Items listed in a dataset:
----

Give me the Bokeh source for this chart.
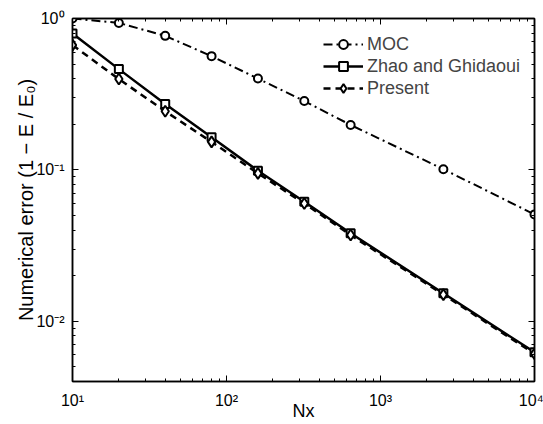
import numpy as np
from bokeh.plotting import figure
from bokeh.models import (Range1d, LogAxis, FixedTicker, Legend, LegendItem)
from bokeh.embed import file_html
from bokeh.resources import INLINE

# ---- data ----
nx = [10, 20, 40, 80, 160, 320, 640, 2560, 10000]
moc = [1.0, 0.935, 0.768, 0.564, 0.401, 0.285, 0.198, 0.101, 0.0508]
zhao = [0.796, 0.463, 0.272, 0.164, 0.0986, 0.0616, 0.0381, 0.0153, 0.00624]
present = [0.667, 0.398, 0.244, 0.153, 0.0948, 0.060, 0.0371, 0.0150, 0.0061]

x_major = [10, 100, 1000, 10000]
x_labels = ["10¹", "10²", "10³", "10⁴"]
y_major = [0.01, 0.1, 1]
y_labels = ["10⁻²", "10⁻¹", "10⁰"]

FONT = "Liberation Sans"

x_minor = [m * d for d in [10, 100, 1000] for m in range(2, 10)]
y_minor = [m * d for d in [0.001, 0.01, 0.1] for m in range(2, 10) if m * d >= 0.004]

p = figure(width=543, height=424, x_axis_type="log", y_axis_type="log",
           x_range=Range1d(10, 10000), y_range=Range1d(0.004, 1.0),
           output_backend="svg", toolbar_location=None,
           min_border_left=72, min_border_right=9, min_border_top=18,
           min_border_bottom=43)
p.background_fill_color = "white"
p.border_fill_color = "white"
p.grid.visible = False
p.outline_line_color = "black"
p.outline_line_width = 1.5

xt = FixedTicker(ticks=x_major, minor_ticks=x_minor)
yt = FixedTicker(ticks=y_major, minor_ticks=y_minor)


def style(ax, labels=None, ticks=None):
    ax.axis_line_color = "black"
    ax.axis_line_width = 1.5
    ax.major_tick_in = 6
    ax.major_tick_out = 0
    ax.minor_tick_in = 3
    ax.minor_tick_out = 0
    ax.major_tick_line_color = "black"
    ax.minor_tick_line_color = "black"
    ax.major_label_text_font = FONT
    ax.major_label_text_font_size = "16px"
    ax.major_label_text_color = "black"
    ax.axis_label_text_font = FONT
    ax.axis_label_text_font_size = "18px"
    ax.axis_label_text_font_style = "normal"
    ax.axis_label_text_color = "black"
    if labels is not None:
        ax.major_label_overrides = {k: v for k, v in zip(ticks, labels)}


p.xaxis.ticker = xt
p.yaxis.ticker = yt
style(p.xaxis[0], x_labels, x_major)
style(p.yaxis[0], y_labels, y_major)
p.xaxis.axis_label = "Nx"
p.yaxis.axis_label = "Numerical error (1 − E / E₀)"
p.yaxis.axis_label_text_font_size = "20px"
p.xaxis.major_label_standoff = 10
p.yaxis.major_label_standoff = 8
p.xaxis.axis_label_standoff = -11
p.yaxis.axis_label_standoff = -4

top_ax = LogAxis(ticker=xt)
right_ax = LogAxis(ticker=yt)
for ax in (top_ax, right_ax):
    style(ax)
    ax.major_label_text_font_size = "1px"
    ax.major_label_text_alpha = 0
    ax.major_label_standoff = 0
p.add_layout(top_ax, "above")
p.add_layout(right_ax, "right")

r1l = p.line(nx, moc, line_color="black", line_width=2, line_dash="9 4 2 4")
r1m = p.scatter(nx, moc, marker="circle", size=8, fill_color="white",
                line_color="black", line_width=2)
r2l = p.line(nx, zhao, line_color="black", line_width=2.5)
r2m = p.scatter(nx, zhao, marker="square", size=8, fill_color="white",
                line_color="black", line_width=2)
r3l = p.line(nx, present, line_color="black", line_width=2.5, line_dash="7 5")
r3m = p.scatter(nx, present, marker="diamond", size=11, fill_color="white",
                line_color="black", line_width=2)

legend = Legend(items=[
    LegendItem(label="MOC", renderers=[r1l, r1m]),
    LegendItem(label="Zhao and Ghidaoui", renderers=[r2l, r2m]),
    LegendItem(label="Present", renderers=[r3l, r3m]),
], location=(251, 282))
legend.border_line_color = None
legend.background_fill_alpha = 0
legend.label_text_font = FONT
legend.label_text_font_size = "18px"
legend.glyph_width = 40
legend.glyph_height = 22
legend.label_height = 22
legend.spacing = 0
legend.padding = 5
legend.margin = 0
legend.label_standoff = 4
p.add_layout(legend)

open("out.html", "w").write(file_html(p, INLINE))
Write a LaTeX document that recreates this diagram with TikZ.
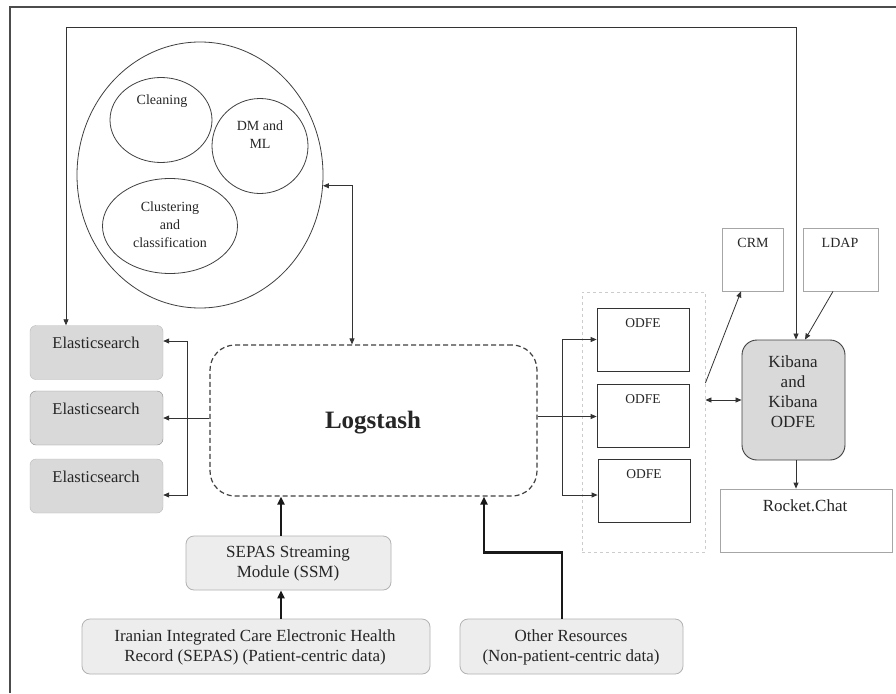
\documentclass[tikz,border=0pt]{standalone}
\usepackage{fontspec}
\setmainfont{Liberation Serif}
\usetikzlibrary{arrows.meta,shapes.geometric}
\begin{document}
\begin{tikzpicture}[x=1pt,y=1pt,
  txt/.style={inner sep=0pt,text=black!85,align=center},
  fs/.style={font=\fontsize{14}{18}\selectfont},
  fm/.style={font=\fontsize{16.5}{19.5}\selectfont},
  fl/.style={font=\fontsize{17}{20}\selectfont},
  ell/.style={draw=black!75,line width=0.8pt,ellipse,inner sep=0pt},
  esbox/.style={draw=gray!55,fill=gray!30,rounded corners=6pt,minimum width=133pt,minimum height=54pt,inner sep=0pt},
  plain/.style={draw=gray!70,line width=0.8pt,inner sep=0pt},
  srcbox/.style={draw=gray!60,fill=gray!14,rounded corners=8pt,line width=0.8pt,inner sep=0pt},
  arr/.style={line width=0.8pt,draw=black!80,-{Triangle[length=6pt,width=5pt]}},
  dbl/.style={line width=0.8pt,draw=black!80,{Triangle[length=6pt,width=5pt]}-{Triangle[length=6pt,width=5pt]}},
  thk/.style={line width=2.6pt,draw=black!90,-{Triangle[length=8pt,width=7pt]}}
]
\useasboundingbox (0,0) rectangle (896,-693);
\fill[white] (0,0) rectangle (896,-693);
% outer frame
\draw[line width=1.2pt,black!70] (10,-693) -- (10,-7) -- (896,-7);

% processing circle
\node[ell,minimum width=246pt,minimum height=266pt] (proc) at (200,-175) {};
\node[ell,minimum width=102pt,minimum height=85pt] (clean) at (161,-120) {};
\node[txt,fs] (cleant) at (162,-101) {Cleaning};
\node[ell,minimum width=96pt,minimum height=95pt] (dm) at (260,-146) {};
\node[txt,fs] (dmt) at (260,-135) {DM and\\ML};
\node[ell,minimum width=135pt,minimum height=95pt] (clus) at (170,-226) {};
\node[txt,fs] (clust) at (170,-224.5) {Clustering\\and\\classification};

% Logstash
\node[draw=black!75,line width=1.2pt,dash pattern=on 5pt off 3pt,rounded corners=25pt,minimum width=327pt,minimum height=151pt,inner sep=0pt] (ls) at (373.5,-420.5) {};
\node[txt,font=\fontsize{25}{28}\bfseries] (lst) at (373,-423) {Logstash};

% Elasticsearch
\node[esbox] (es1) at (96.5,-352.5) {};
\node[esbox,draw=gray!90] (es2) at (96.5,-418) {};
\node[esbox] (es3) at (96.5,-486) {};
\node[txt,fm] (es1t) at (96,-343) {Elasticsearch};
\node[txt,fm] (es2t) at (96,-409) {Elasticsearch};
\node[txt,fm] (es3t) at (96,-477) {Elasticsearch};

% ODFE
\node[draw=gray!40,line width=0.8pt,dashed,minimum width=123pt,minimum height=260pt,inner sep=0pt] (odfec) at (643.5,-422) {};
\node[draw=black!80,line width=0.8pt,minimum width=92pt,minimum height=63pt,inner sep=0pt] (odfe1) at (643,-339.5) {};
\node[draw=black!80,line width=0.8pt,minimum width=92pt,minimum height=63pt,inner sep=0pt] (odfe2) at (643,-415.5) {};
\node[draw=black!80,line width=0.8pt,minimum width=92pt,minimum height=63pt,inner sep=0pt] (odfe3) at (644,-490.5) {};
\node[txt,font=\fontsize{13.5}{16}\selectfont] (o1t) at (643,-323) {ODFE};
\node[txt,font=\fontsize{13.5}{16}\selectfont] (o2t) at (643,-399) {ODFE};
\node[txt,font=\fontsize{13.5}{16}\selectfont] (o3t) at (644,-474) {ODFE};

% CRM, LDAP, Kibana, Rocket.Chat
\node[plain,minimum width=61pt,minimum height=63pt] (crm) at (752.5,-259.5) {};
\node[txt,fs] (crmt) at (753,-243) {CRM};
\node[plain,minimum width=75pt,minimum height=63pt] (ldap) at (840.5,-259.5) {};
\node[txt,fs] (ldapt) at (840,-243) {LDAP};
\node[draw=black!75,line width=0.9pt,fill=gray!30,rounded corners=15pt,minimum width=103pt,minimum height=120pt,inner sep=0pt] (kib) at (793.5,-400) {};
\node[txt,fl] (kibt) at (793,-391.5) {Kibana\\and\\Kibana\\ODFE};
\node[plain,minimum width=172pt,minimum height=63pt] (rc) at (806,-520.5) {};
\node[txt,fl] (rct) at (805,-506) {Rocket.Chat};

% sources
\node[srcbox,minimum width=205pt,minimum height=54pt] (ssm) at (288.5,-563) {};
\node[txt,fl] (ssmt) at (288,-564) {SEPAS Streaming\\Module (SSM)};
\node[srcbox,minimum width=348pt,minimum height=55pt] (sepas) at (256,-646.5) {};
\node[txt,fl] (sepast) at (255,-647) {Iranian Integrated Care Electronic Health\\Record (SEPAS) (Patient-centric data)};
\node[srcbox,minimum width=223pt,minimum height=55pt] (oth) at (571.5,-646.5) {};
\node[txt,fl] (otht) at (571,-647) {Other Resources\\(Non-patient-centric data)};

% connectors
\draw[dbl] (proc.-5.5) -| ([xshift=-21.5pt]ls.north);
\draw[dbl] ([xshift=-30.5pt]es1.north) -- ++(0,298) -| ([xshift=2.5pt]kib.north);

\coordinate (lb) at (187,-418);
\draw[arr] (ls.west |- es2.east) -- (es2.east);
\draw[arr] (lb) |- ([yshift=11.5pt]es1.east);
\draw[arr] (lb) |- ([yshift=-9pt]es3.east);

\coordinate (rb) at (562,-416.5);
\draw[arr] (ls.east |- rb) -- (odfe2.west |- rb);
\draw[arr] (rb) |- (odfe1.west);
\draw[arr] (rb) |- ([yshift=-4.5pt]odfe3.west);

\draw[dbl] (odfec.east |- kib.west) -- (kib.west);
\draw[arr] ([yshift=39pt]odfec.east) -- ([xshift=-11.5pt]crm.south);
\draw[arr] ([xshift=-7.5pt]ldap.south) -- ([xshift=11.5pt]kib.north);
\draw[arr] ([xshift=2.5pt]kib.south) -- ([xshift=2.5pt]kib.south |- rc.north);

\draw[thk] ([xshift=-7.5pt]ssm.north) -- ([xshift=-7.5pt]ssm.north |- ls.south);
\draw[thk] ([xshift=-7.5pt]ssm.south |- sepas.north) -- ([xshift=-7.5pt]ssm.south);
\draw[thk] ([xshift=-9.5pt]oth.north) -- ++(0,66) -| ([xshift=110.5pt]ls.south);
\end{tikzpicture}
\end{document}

----

Task to carry out: Leave out the pictures and repeat exactly the lines from the start of the material through the line that contains "y_minor = [m", both included.

Exercise result:
Give me the Bokeh source for this chart.
import numpy as np
from bokeh.plotting import figure
from bokeh.models import (Range1d, LogAxis, FixedTicker, Legend, LegendItem)
from bokeh.embed import file_html
from bokeh.resources import INLINE

# ---- data ----
nx = [10, 20, 40, 80, 160, 320, 640, 2560, 10000]
moc = [1.0, 0.935, 0.768, 0.564, 0.401, 0.285, 0.198, 0.101, 0.0508]
zhao = [0.796, 0.463, 0.272, 0.164, 0.0986, 0.0616, 0.0381, 0.0153, 0.00624]
present = [0.667, 0.398, 0.244, 0.153, 0.0948, 0.060, 0.0371, 0.0150, 0.0061]

x_major = [10, 100, 1000, 10000]
x_labels = ["10¹", "10²", "10³", "10⁴"]
y_major = [0.01, 0.1, 1]
y_labels = ["10⁻²", "10⁻¹", "10⁰"]

FONT = "Liberation Sans"

x_minor = [m * d for d in [10, 100, 1000] for m in range(2, 10)]
y_minor = [m * d for d in [0.001, 0.01, 0.1] for m in range(2, 10) if m * d >= 0.004]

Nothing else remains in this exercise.